Can we teach kindness to kids in preschool? Is it possible to impart the concepts of compassion and empathy to children as young as two and three? Along with academics, it’s essential that kids learn social and emotional intelligence, just like any other critical skills they will need to thrive in life.
Hold On! What IS Emotional Intelligence (EQ)?
Emotional intelligence, in essence, is the ability to identify and manage one’s emotions and the emotions of others. It typically includes three distinct skills:
-Emotional awareness (including the capacity to identify one’s emotions and those of others).
-The ability to harness emotions and apply them to tasks (like thinking and problem solving).
-The ability to “manage” emotions (including the ability to regulate one’s emotions, and the capacity to calm down or cheer up another person).
Children who learn to regulate their own emotions are sensitive to the cues of others. They develop the ability to empathize or “feel something,” from the other person’s point of view. This ability, consequently, allows them to work through emotionally charged situations in a constructive fashion. In the end, because of these skills, they are able to experience better interpersonal relationships throughout their lives.

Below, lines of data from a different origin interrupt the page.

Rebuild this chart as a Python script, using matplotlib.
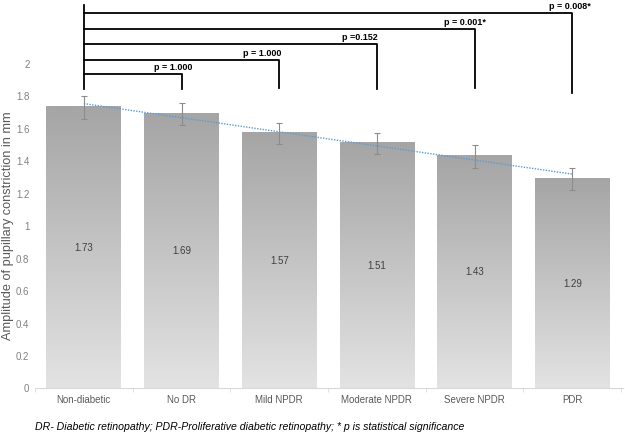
import matplotlib
matplotlib.use('Agg')
import matplotlib.pyplot as plt
import numpy as np

plt.rcParams['font.family'] = ['Liberation Sans', 'DejaVu Sans']

# data
groups = ['Non-diabetic', 'No DR', 'Mild NPDR', 'Moderate NPDR', 'Severe NPDR', 'PDR']
means = [1.73, 1.69, 1.57, 1.51, 1.43, 1.29]
errs = [0.07, 0.07, 0.065, 0.065, 0.07, 0.067]
p_labels = ['p = 1.000', 'p = 1.000', 'p =0.152', 'p = 0.001*', 'p = 0.008*']

# bracket geometry (data units)
bracket_levels = [1.935, 2.022, 2.12, 2.212, 2.31]
bracket_ends = [1.843, 1.848, 1.843, 1.848, 1.818]
label_x = [0.91, 1.83, 2.83, 3.9, 4.97]

fig = plt.figure(figsize=(6.25, 4.32), dpi=100)
ax = fig.add_axes([0.056, 0.1007, 0.941, 0.895])
ax.set_xlim(-0.49, 5.52)
ax.set_ylim(0, 2.38)

x = np.arange(len(groups))
w = 0.765
grad = np.linspace(0, 1, 256).reshape(-1, 1)
cmap = matplotlib.colors.LinearSegmentedColormap.from_list('g', ['#e3e3e3', '#a5a5a5'])
for xi, m in zip(x, means):
    ax.imshow(grad, cmap=cmap, aspect='auto', origin='lower',
              extent=[xi - w / 2, xi + w / 2, 0, m], zorder=1)
    ax.text(xi, m / 2, f'{m:.2f}', ha='center', va='center', fontsize=7, color='#404040', zorder=3)

ax.errorbar(x, means, yerr=errs, fmt='none', ecolor='#8c8c8c', elinewidth=0.8,
            capsize=2.5, capthick=0.8, zorder=4)

# linear trend line like excel
k, b = np.polyfit(x, means, 1)
ax.plot([0, 5], [b, b + 5 * k], color='#5b9bd5', linestyle=(0, (1, 1)), linewidth=1.0, zorder=5)

# significance brackets
ax.plot([0, 0], [bracket_ends[0], 2.36], color='black', lw=1.3, clip_on=False, zorder=6)
for i, (lvl, end, lab, lx) in enumerate(zip(bracket_levels, bracket_ends, p_labels, label_x)):
    xr = i + 1
    ax.plot([0, xr, xr], [lvl, lvl, end], color='black', lw=1.3, clip_on=False, zorder=6)
    ax.text(lx, lvl + 0.015, lab, ha='center', va='bottom', fontsize=6.5,
            fontweight='bold', color='black')

ax.set_xticks(x)
ax.set_xticklabels(groups, fontsize=7, color='#595959')
ax.set_xticks(np.arange(-0.5, 6, 1), minor=True)
ax.tick_params(axis='x', which='major', length=0, pad=5)
ax.tick_params(axis='x', which='minor', length=3, color='#d9d9d9')
ax.set_yticks(np.arange(0, 2.01, 0.2))
ax.set_yticklabels(['0', '0.2', '0.4', '0.6', '0.8', '1', '1.2', '1.4', '1.6', '1.8', '2'],
                   fontsize=7, color='#808080')
ax.tick_params(axis='y', length=0, pad=4)
for s in ['top', 'right', 'left']:
    ax.spines[s].set_visible(False)
ax.spines['bottom'].set_color('#d9d9d9')
ax.set_ylabel('Amplitude of pupillary constriction in mm', fontsize=9.2, color='#595959')
ax.yaxis.set_label_coords(-0.036, 1.0 / 2.38)

fig.text(0.056, 0.004, 'DR- Diabetic retinopathy; PDR-Proliferative diabetic retinopathy; * p is statistical significance',
         fontsize=7.6, style='italic', color='black')

fig.savefig('out.png', dpi=100)
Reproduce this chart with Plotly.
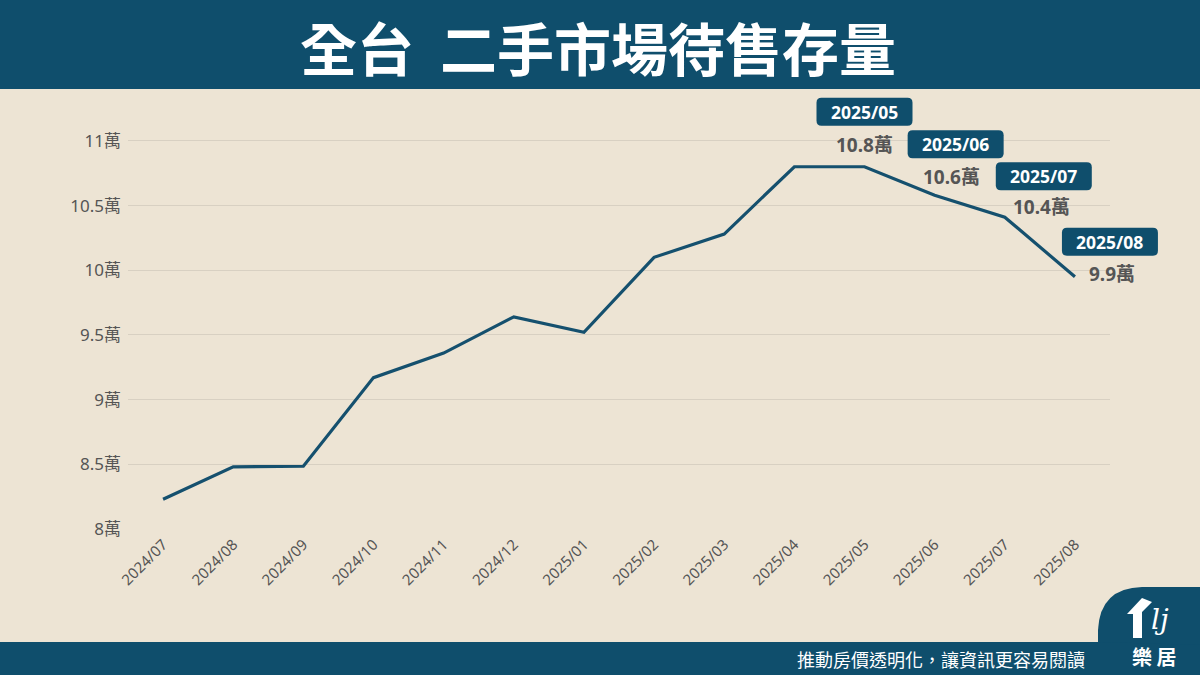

But, where exactly should we begin such a daunting task?
HOW Do We Teach our Little Ones Compassion, Empathy… and to Simply be Kind(er) Human Beings?
1) Model the behavior you expect:
When kids observe adults being nice, they learn, in turn, to be nice. Pretty simple, right? Nevertheless, how many times have our kids also watched us just totally lose our cool? Hey, we’re all human. But, like it or not, kids will often act out what they see from adults since they are, essentially, adorably tiny sponges. No matter how brain-dead-exhausted we feel, we must always mind our (ever present) audience.
2) Patience, Patience, and (GASP!) More Patience:
Easier said than done, right? In the heat of the moment (and, dear lord, there are SO many moments in a day), it’s hard to stay calm, cool, and collected so as to respond in a manner that demonstrates the kind of behavior we would like from our kids. For the most part, parents manage to “keep it together” when everything runs smoothly and on schedule. But, once we hit a bump in an already-too-bumpy road and find ourselves in a situation where we need to discipline or set boundaries, that’s when we must call upon the gods of patience, take a step back, and TRY to tone down the desire to go Ka-BOOM!
3) LISTEN to the Little People:
Listening to US starts with US listening to THEM. Confused? Kids need to feel loved and acknowledged. They’re little people with some seriously big opinions. That’s why listening to them speak their minds (no matter how topsy-turvy their current train-of-thought might seem), gives them a sense of understanding. You see, they want to have meaningful conversations, too. So, sit down, look’em in the eye, and give them your undivided attention. In the end, it’s not really about the true meaning of Paw Patrol, the existence of fairy-zombie hybrids, or even what color unicorn poop is. It’s about understanding their perspective which helps to validate their feelings. In turn, actively listening will lead to more conscious conversations contributing to the development of their EQ.
Teach Resiliency by Providing Strategies
Conscious conversations and showing our kids we understand them allows them to learn problem-solving strategies. While toddlers and preschoolers often need a helping hand from parents, teaching them to communicate and problem solve are lifelong skills that are imperative for all kids to have as they grow. Teaching math might be hard (and painfully boring), but kindness, that’s an element ingrained into the very heart of us.